小艾什勒弗城主無奈的看了一下自己四周的,包括了西部各城城主的將領,就這樣草草收兵他感覺有些麵子上下不來。
“您提的建議很值得考慮,但我們是不是先去看一下受傷的士兵。讓我們問問,亞丁要塞的城頭上是不是有什麽食人怪,所有他們才會從雲梯上跳下來!”
老財務大臣的心中警惕了一下,剛剛小艾什勒弗城主的話隱隱帶著一些威脅。大約總是要殺些人來立威的,在戰爭裏倘若士兵們不怕而且不尊軍法的話,往往一支再龐大的軍隊,都不過是一群烏合之眾。
當小艾什勒弗城主,領著西部各城之主與老財務大臣看到那些傷者的時候,他們明白,這些士兵實在是已經盡力了。麵對那樣的防禦手段,他們能逃回來已經算是一種不錯的努力了。

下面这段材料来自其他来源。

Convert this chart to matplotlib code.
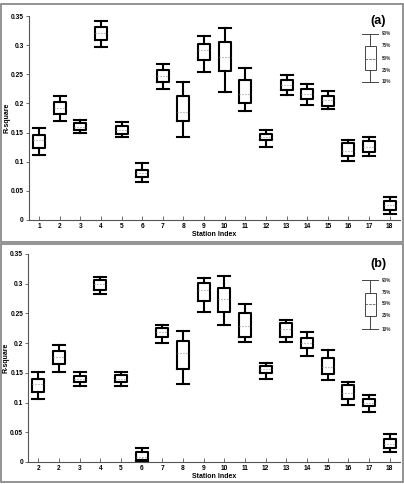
import numpy as np
import matplotlib
matplotlib.use("Agg")
import matplotlib.pyplot as plt
from matplotlib.patches import Rectangle

# station positions and tick labels
stations = list(range(1, 19))
xlabels_a = [str(s) for s in stations]
xlabels_b = ['2'] + [str(s) for s in stations[1:]]

# panel (a) percentiles: 10, 25, 50, 75, 90
a_p10 = [0.112, 0.170, 0.149, 0.297, 0.142, 0.065, 0.225, 0.143, 0.254, 0.220, 0.187, 0.125, 0.215, 0.197, 0.191, 0.102, 0.110, 0.011]
a_p25 = [0.124, 0.182, 0.154, 0.308, 0.147, 0.073, 0.237, 0.169, 0.275, 0.256, 0.200, 0.137, 0.223, 0.208, 0.196, 0.109, 0.117, 0.017]
a_p50 = [0.137, 0.192, 0.160, 0.320, 0.154, 0.080, 0.247, 0.186, 0.291, 0.280, 0.217, 0.143, 0.232, 0.217, 0.206, 0.119, 0.126, 0.025]
a_p75 = [0.146, 0.203, 0.166, 0.331, 0.161, 0.086, 0.258, 0.213, 0.302, 0.305, 0.240, 0.148, 0.240, 0.225, 0.213, 0.132, 0.135, 0.032]
a_p90 = [0.157, 0.213, 0.172, 0.342, 0.168, 0.097, 0.268, 0.236, 0.316, 0.329, 0.260, 0.155, 0.249, 0.234, 0.221, 0.138, 0.142, 0.040]

# panel (b)
b_p10 = [0.106, 0.152, 0.128, 0.282, 0.128, 0.001, 0.201, 0.131, 0.253, 0.230, 0.202, 0.140, 0.202, 0.178, 0.138, 0.096, 0.084, 0.016]
b_p25 = [0.118, 0.165, 0.135, 0.289, 0.134, 0.003, 0.210, 0.156, 0.271, 0.252, 0.211, 0.149, 0.211, 0.191, 0.148, 0.106, 0.094, 0.024]
b_p50 = [0.132, 0.176, 0.140, 0.299, 0.140, 0.009, 0.219, 0.184, 0.290, 0.274, 0.229, 0.157, 0.224, 0.201, 0.160, 0.116, 0.100, 0.031]
b_p75 = [0.140, 0.187, 0.144, 0.307, 0.146, 0.016, 0.225, 0.204, 0.301, 0.292, 0.250, 0.162, 0.234, 0.208, 0.175, 0.129, 0.106, 0.038]
b_p90 = [0.151, 0.197, 0.152, 0.312, 0.152, 0.024, 0.231, 0.220, 0.310, 0.313, 0.266, 0.167, 0.239, 0.219, 0.189, 0.135, 0.113, 0.047]

yticks = [0, 0.05, 0.1, 0.15, 0.2, 0.25, 0.3, 0.35]
ytick_labels = ['0', '0.05', '0.1', '0.15', '0.2', '0.25', '0.3', '0.35']
legend_labels = ['90%', '75%', '50%', '25%', '10%']

plt.rcParams['font.family'] = ['Liberation Sans', 'DejaVu Sans']
plt.rcParams['font.weight'] = 'bold'

W, H = 404, 484
fig = plt.figure(figsize=(W / 100, H / 100), dpi=100)

# gray frames round each panel
for top, bot in [(4, 241.7), (244.3, 481.7)]:
    fig.patches.append(Rectangle((0.5 / W, 1 - bot / H), 402.5 / W, (bot - top) / H,
                                 transform=fig.transFigure, fill=False,
                                 edgecolor='#8a8a8a', linewidth=1.3))


def make_stats(p10, p25, p50, p75, p90):
    return [dict(whislo=a, q1=b, med=c, q3=d, whishi=e, fliers=[])
            for a, b, c, d, e in zip(p10, p25, p50, p75, p90)]


def draw_panel(ax, stats, xlabels, tag, leg):
    ax.bxp(stats, positions=stations, widths=0.58, capwidths=0.58,
           boxprops=dict(color='black', linewidth=1.5),
           whiskerprops=dict(color='black', linewidth=1.5),
           capprops=dict(color='black', linewidth=1.5),
           medianprops=dict(color='#999999', linewidth=0.8, linestyle=':'))
    ax.set_xlim(0.5, 18.5)
    ax.set_ylim(0, 0.35)
    ax.set_xticks(stations)
    ax.set_xticklabels(xlabels, fontsize=4.8, fontweight='bold')
    ax.set_yticks(yticks)
    ax.set_yticklabels(ytick_labels, fontsize=4.8, fontweight='bold')
    ax.spines['top'].set_visible(False)
    ax.spines['right'].set_visible(False)
    for sp in ['left', 'bottom']:
        ax.spines[sp].set_color('#555555')
        ax.spines[sp].set_linewidth(0.8)
    ax.tick_params(axis='x', direction='in', length=3, width=0.6, color='#555555', pad=2)
    ax.tick_params(axis='y', direction='out', length=2, width=0.6, color='#555555', pad=1.5)
    ax.set_xlabel('Station Index', fontsize=5, fontweight='bold', labelpad=1)
    ax.set_ylabel('R-square', fontsize=5, fontweight='bold')
    ax.yaxis.set_label_coords(-0.05, 0.5)
    ax.text(0.941, leg['tag_y'], tag, transform=ax.transAxes, fontsize=9,
            fontweight='bold', ha='center', va='center')

    # legend schematic in axes fraction
    t = ax.transAxes
    cx, bw, cw = 0.920, 0.0143, 0.021
    ys = leg['ys']
    lw = 0.7
    ax.plot([cx, cx], [ys[0], ys[1]], color='#444444', lw=lw, transform=t)
    ax.plot([cx, cx], [ys[3], ys[4]], color='#444444', lw=lw, transform=t)
    for y in (ys[0], ys[4]):
        ax.plot([cx - cw, cx + cw], [y, y], color='#444444', lw=lw, transform=t)
    ax.add_patch(Rectangle((cx - bw, ys[3]), 2 * bw, ys[1] - ys[3], transform=t,
                           fill=False, edgecolor='#444444', linewidth=lw))
    ax.plot([cx - bw, cx + bw], [ys[2], ys[2]], color='#444444', lw=0.5,
            linestyle='--', transform=t)
    for y, lab in zip(ys, legend_labels):
        ax.text(0.951, y, lab, transform=t, fontsize=3.3, fontweight='bold',
                ha='left', va='center', color='#333333')


ax_a = fig.add_axes([28.7 / W, 1 - 220 / H, (400 - 28.7) / W, 204 / H])
draw_panel(ax_a, make_stats(a_p10, a_p25, a_p50, a_p75, a_p90), xlabels_a, '(a)',
           dict(tag_y=0.975, ys=[0.912, 0.853, 0.791, 0.735, 0.678]))

ax_b = fig.add_axes([28 / W, 1 - 462 / H, (400 - 28) / W, 208 / H])
draw_panel(ax_b, make_stats(b_p10, b_p25, b_p50, b_p75, b_p90), xlabels_b, '(b)',
           dict(tag_y=0.952, ys=[0.875, 0.814, 0.760, 0.702, 0.639]))

fig.savefig('out.png', dpi=100)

被炸得半熟的皮膚已經留不住胡子,不但胡子、包括眉毛也全都脫了個精光。那些額頭上,露出白骨的士兵,更是如此死了一樣,直挺挺的躺在地下。隻有他們胸部的起伏,還證明他們是活人。
“這些士兵裏,多數人都會死。因為燙傷的痛苦是常人所無法承受的。餘下的大多數會死於被燙傷處的潰爛。能活下來的,可能隻有那些在稍遠些距離,被燙傷了的人。他們臉上的水泡我已經用馬尾穿了,相信隻要保持涼爽和幹燥,他們應該能活下來。將來受傷的腿腳長好之後,還能為您效勞!”
營裏已經忙不過來的軍醫,當他看到小艾什勒弗之後,還是保持了應有的尊重。放下他正在治療的傷患,恭恭敬敬的向他匯報了他所掌握的情況。
“用熱油嗎?怪不得……總督閣下,我們得想個辦法處理這件事。我想也許我們可以製造一些臉甲……”
戰爭就是矛盾的較量,也許還有權謀。不過在戰爭裏,大家馬上就會發現,後者是多麽蒼白和可笑!